“For every action, there is an equal and opposite reaction,” quoting Sir Issac Newton. In fiction, the laws of physics need not apply; authors have the freedom to meld the story to bring the reader beyond the real world and experience the “un-experienceable.” (Not a word, but it’s fiction, right?).
I’ve heard for a long time actors like to play the bad guys. While the LOTR films were in daily conversation, someone asked me whom I’d like to play. I thought being an orc would be cool, so I could walk up and growl into the camera. Also my acting abilities doubtfully would qualify for much else.
What’s so great about the good guys in stories? Answer: Protagonists usually look good; they help people, sometimes show emotion, self-sacrifice, and not make demands. The super-righteous good guys do not kill the bad guys on purpose; instead they want to “bring them to justice.” (Zzz…) Heroes bring us back to stories so we can see how they extinguish the next evil challenge.
Note, the “evil challenge,” meaning, the antagonist is as important a character(s) as the protagonist. You can’t have a memorable good guy without a memorable bad guy. (Or girls) Often the antagonist is the more complex, less explained, and the more intriguing. Unlike the protagonist contemporaries, antagonists stand on different levels. Some are previous good guys but for reasons became evil by sometimes-tragic events. Other antagonists are traitors, pretend-to-be good guys, revealing their true bad intentions given the right opportunity. The completely evil, amoral antagonist sees a quick death as mercy, a slow death as justice, and senseless deaths (as in serial killers) as the means to justify their existence.

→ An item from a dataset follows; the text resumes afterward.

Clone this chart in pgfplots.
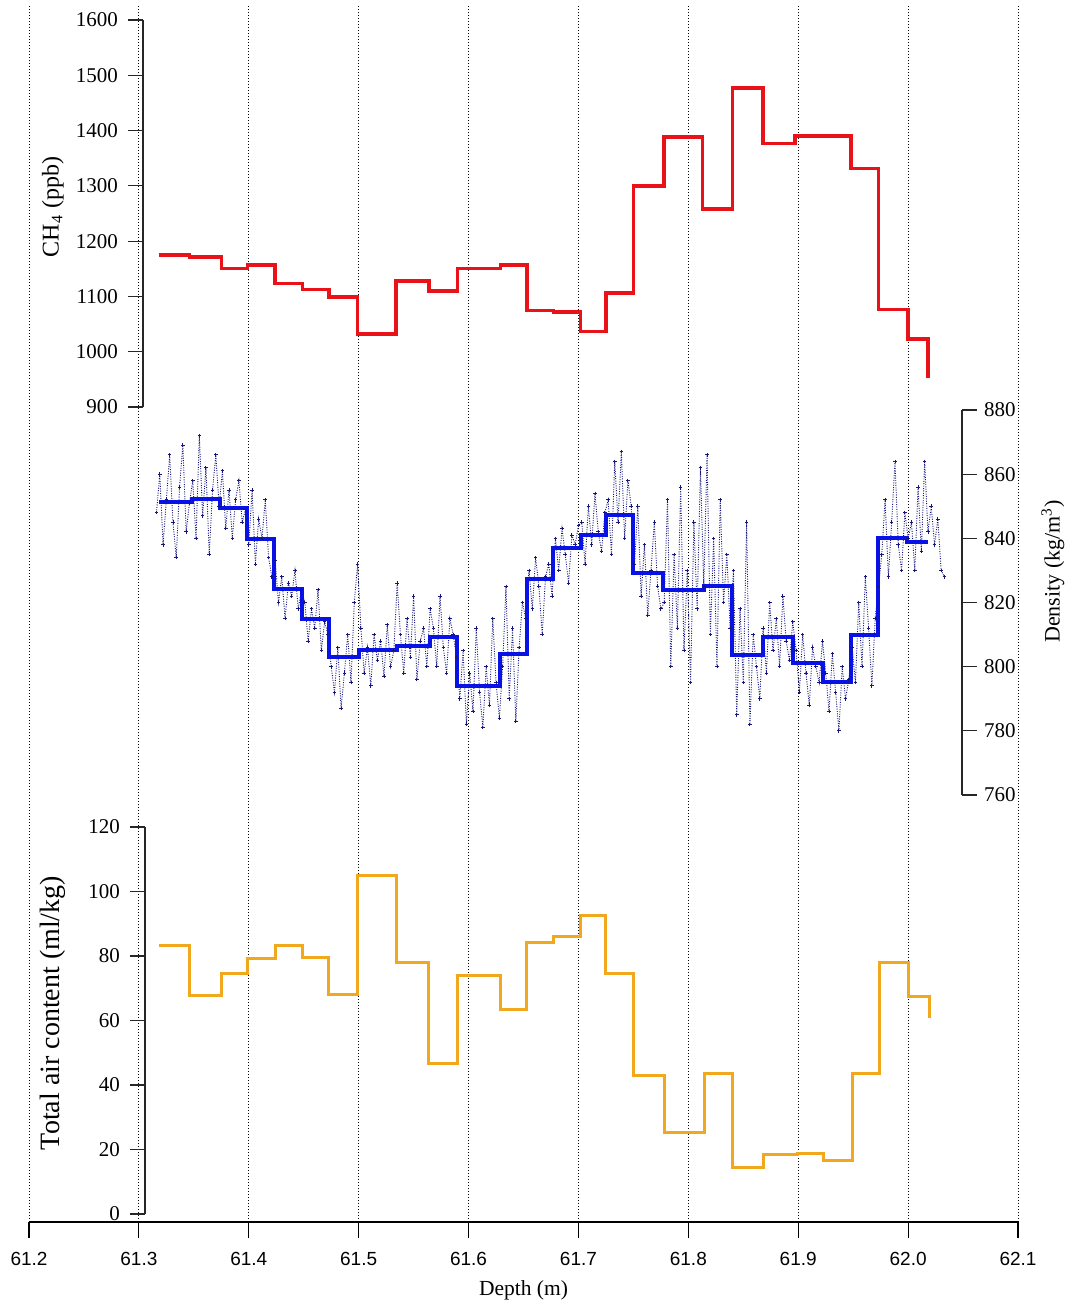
\documentclass[border=0pt]{standalone}
\usepackage{fontspec}
\setmainfont{Liberation Serif}
\newfontfamily\arialfont{Liberation Sans}
\usepackage{pgfplots}
\pgfplotsset{compat=1.18}

\definecolor{ch4red}{RGB}{232,18,24}
\definecolor{rhoblue}{RGB}{8,18,228}
\definecolor{rawnavy}{RGB}{22,22,125}
\definecolor{airorange}{RGB}{242,168,28}

\pgfplotsset{
  panel/.style={
    scale only axis, anchor=south west, clip=false,
    axis x line=none, xtick=\empty,
    tick align=outside, major tick length=7.5pt,
    axis line style={-, black!85, line width=0.55pt},
    ytick style={black!85, line width=0.55pt},
    yticklabel style={font=\fontsize{10.5}{12}\selectfont},
    /pgf/number format/.cd, 1000 sep={}, assume math mode=true,
  },
  leftpanel/.style={panel, axis y line*=left, yticklabel style={xshift=-1.5pt}},
}

\begin{document}
\begin{tikzpicture}
\useasboundingbox (0,0) rectangle (535.5pt,652pt);

% common depth axis with the vertical grid
\begin{axis}[
  at={(14.5pt,41pt)}, anchor=south west, scale only axis,
  width=494.5pt, height=608.5pt,
  xmin=61.2, xmax=62.1, ymin=0, ymax=1,
  axis x line*=bottom, axis y line=none,
  axis line style={-, black, line width=0.6pt},
  xtick={61.2,61.3,61.4,61.5,61.6,61.7,61.8,61.9,62.0,62.1},
  tick align=outside, major tick length=8pt,
  xtick style={black, line width=0.6pt},
  xmajorgrids=true,
  major grid style={black, line width=0.45pt, dash pattern=on 0.6pt off 0.9pt},
  xticklabel style={font=\arialfont\fontsize{9.5}{11}\selectfont, yshift=-3.5pt},
  /pgf/number format/.cd, fixed, fixed zerofill, precision=1, assume math mode=true,
  /pgfplots/.cd,
  xlabel={Depth (m)},
  xlabel style={at={(axis description cs:0.5,0)}, anchor=center, yshift=-34pt,
    font=\fontsize{10.75}{13}\selectfont},
]
\addplot[draw=none] coordinates {(61.2,0)};
\end{axis}

% CH4
\begin{axis}[leftpanel,
  at={(71.5pt,448.5pt)}, width=437.5pt, height=193.5pt,
  xmin=61.3037, xmax=62.1, ymin=900, ymax=1600,
  ytick={900,1000,1100,1200,1300,1400,1500,1600},
  ylabel={CH\textsubscript{4} (ppb)},
  ylabel style={at={(axis description cs:-0.1029,0.5168)}, anchor=center,
    font=\fontsize{12}{14}\selectfont},
]
\addplot[const plot, ch4red, line width=1.7pt] coordinates {
  (61.318,1175) (61.346,1171) (61.375,1150) (61.399,1157) (61.424,1123)
  (61.449,1112) (61.473,1099) (61.499,1032) (61.534,1128) (61.564,1110)
  (61.590,1150) (61.629,1157) (61.653,1074) (61.677,1072) (61.702,1036)
  (61.725,1106) (61.750,1300) (61.778,1388) (61.813,1258) (61.840,1477)
  (61.868,1377) (61.897,1390) (61.948,1331) (61.973,1076) (62.000,1023)
  (62.018,953)
};
\end{axis}

% density
\begin{axis}[panel,
  at={(14.5pt,254.5pt)}, width=466.5pt, height=192.5pt,
  xmin=61.2, xmax=62.049, ymin=760, ymax=880,
  axis y line*=right,
  ytick={760,780,800,820,840,860,880},
  ylabel={Density (kg/m\textsuperscript{3})},
  ylabel style={at={(axis description cs:1.0975,0.5805)}, anchor=center,
    font=\fontsize{11}{13}\selectfont},
]
\addplot[rawnavy, line width=0.45pt, dash pattern=on 0.5pt off 0.7pt, mark=+, mark size=0.9pt,
  mark options={solid, line width=0.45pt}] coordinates {
(61.316,848)(61.319,860)(61.322,838)(61.325,852)(61.328,866)(61.331,845)(61.334,834)(61.337,856)(61.340,869)(61.343,842)(61.346,851)
(61.349,858)(61.352,840)(61.355,872)(61.358,847)(61.361,862)(61.364,835)(61.367,855)(61.370,866)
(61.373,850)(61.376,861)(61.379,843)(61.382,855)(61.385,840)(61.388,852)(61.391,858)(61.394,845)(61.397,849)
(61.400,838)(61.403,855)(61.406,832)(61.409,846)(61.412,840)(61.415,852)(61.418,834)(61.421,828)
(61.424,833)(61.427,820)(61.430,828)(61.433,815)(61.436,826)(61.439,822)(61.442,830)(61.445,818)(61.448,824)
(61.451,820)(61.454,808)(61.457,818)(61.460,812)(61.463,824)(61.466,805)(61.469,814)(61.472,810)
(61.475,800)(61.478,792)(61.481,806)(61.484,787)(61.487,798)(61.490,810)(61.493,795)(61.496,820)(61.499,832)
(61.502,812)(61.505,798)(61.508,806)(61.511,794)(61.514,810)(61.517,802)(61.520,808)(61.523,797)(61.526,813)(61.529,800)(61.532,805)(61.535,826)
(61.538,810)(61.541,798)(61.544,815)(61.547,803)(61.550,822)(61.553,796)(61.556,808)(61.559,812)(61.562,800)(61.565,818)
(61.568,812)(61.571,800)(61.574,822)(61.577,806)(61.580,798)(61.583,815)(61.586,810)(61.589,803)
(61.592,790)(61.595,805)(61.598,782)(61.601,798)(61.604,786)(61.607,812)(61.610,792)(61.613,781)(61.616,800)(61.619,788)(61.622,815)(61.625,795)(61.628,784)
(61.631,800)(61.634,825)(61.637,790)(61.640,812)(61.643,783)(61.646,806)(61.649,820)(61.652,815)
(61.655,830)(61.658,818)(61.661,834)(61.664,825)(61.667,810)(61.670,828)(61.673,832)(61.676,822)
(61.679,840)(61.682,830)(61.685,843)(61.688,835)(61.691,826)(61.694,841)(61.697,838)(61.700,844)
(61.703,845)(61.706,832)(61.709,850)(61.712,838)(61.715,854)(61.718,842)(61.721,836)(61.724,848)
(61.727,852)(61.730,835)(61.733,864)(61.736,845)(61.739,867)(61.742,840)(61.745,858)(61.748,850)
(61.751,832)(61.754,850)(61.757,822)(61.760,838)(61.763,816)(61.766,830)(61.769,845)(61.772,825)(61.775,818)
(61.778,820)(61.781,852)(61.784,800)(61.787,835)(61.790,812)(61.793,856)(61.796,805)(61.799,830)(61.802,795)(61.805,845)(61.808,818)(61.811,862)(61.814,825)
(61.817,866)(61.820,810)(61.823,840)(61.826,800)(61.829,852)(61.832,820)(61.835,835)(61.838,812)
(61.841,830)(61.844,785)(61.847,818)(61.850,795)(61.853,845)(61.856,782)(61.859,810)(61.862,800)(61.865,790)
(61.868,812)(61.871,798)(61.874,820)(61.877,805)(61.880,815)(61.883,800)(61.886,822)(61.889,808)(61.892,802)(61.895,814)
(61.898,805)(61.901,792)(61.904,810)(61.907,798)(61.910,788)(61.913,806)(61.916,800)(61.919,795)(61.922,808)
(61.925,798)(61.928,786)(61.931,804)(61.934,792)(61.937,780)(61.940,800)(61.943,790)(61.946,796)
(61.949,806)(61.952,795)(61.955,820)(61.958,800)(61.961,828)(61.964,812)(61.967,794)(61.970,815)(61.973,825)
(61.976,835)(61.979,852)(61.982,828)(61.985,845)(61.988,864)(61.991,838)(61.994,830)(61.997,848)(62.000,840)
(62.003,845)(62.006,830)(62.009,856)(62.012,836)(62.015,864)(62.018,842)(62.021,850)(62.024,838)(62.027,846)(62.030,830)(62.033,828)
};
\addplot[const plot, rhoblue, line width=2pt] coordinates {
  (61.3183,851.3) (61.3483,852.3) (61.3738,849.5) (61.3984,839.8) (61.4229,824.2)
  (61.4484,814.9) (61.4730,803.0) (61.5003,805.2) (61.5349,806.4) (61.5649,809.2)
  (61.5894,794.0) (61.6286,804.0) (61.6531,827.3) (61.6768,837.0) (61.7023,841.0)
  (61.7250,847.3) (61.7496,829.2) (61.7769,823.9) (61.8142,825.1) (61.8397,803.6)
  (61.8679,809.2) (61.8952,801.1) (61.9225,795.2) (61.9480,809.9) (61.9725,840.1)
  (61.9989,838.9) (62.0180,838.9)
};
\end{axis}

% total air content
\begin{axis}[leftpanel,
  at={(72.5pt,45pt)}, width=436.5pt, height=193.5pt,
  xmin=61.3056, xmax=62.1, ymin=0, ymax=120,
  ytick={0,20,40,60,80,100,120},
  ylabel={Total air content (ml/kg)},
  ylabel style={at={(axis description cs:-0.1054,0.5194)}, anchor=center,
    font=\fontsize{14}{16}\selectfont},
]
\addplot[const plot, airorange, line width=1.5pt] coordinates {
  (61.318,83.1) (61.346,67.9) (61.375,74.7) (61.399,79.1) (61.424,83.4)
  (61.449,79.4) (61.473,68.2) (61.499,105.1) (61.534,78.1) (61.564,46.8)
  (61.590,74.1) (61.629,63.3) (61.653,84.3) (61.677,86.2) (61.702,92.7)
  (61.725,74.7) (61.750,42.8) (61.778,25.4) (61.815,43.7) (61.840,14.3)
  (61.868,18.3) (61.899,18.9) (61.923,16.7) (61.949,43.7) (61.974,78.1)
  (62.000,67.3) (62.019,60.8)
};
\end{axis}
\end{tikzpicture}
\end{document}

Editors remind me to develop antagonists enough to explain their behavior to enrich the story. This brings me back to the LOTR: What was Sauron’s goal? Answer: Kill and enslave to take over the world. While I cherish Tolkien’s masterpiece as much as any fan, that’s not much of a definition though it stands in the epic. (I admit to not reading the Simarillion, so unlike my husband, I don’t have a Ph.D in Tolkien.) My own preference is to reveal the evil goals and the reasoning behind them. But not all evil is created equal, so some stories need evil to represent only what it is; ruthless, brutal and uncaring for the suffering of others.
In the dark fantasy world of my creation, I prefer a dark protagonist (anti-heroine Shevata) and a lighter antagonist (the empty-headed Zermon). My Indie colleagues do an outstanding job of creating interesting protagonists and antagonists. Though the good guy stands in the center, the bad guy is at least as important standing strong in the background.